Sure, there is always the possibility that there's more going on with matter and energy than we currently know about. In fact, that's the goal of science -- to understand more about nature, and to find another kind of force would really be a big step in our knowledge.
There are limits to what form such a new kind of force could take, given the large amount of experimental evidence currently available on the forces we know about. We have explored very carefully the reactions of matter and energy on "people-sized" scales of energy and distance. The usual forces of gravity and electricity and magnetism are very apparent on these scales. When we explored what goes on inside atomic nuclei, and how individual particles interact at high energies, the weak and strong nuclear forces were discovered and investigated. We now know that the weak nuclear force and electricity and magnetism are all manifestations of the same interaction. We're still working on how gravity and the strong force fit into the picture.
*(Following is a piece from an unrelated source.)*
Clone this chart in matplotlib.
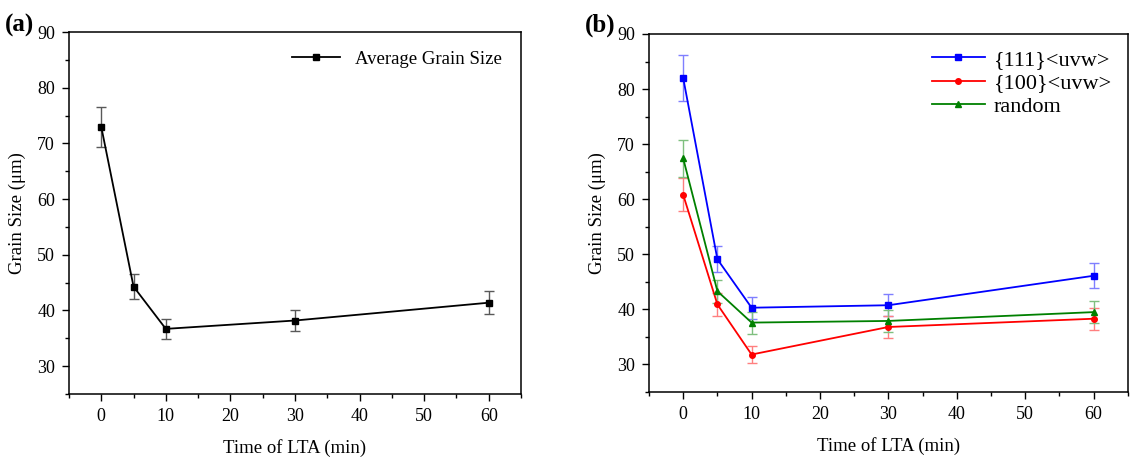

It could be that at shorter distance scales and at higher energies, there is another kind of force holding stuff together. If the particles we know and love really are made up of smaller pieces that are held together really really tight (so tightly that we would not be able to see the little pieces, only the combinations of them), then an undiscovered kind of force may be at work. There are limits on the size of things like electrons and quarks, and indeed they are quite small. Such a new force would have a very short range, to hold the pieces of particles together but not be noticeable on larger distance scales we can probe.
Alternatively, an undiscovered force could have a very long range but be very weak. Gravity is the weakest force we know of, but if there's something much weaker than gravity it might have escaped our attention. Current cosmological evidence suggests that there is a large amount of "dark energy" in the universe which is speeding up the expansion, but as far as I can tell, it can be included in Einstein's gravitational model and so doesn't need new forces to describe its behavior. But that doesn't mean there aren't any new forces out there, waiting to be discovered.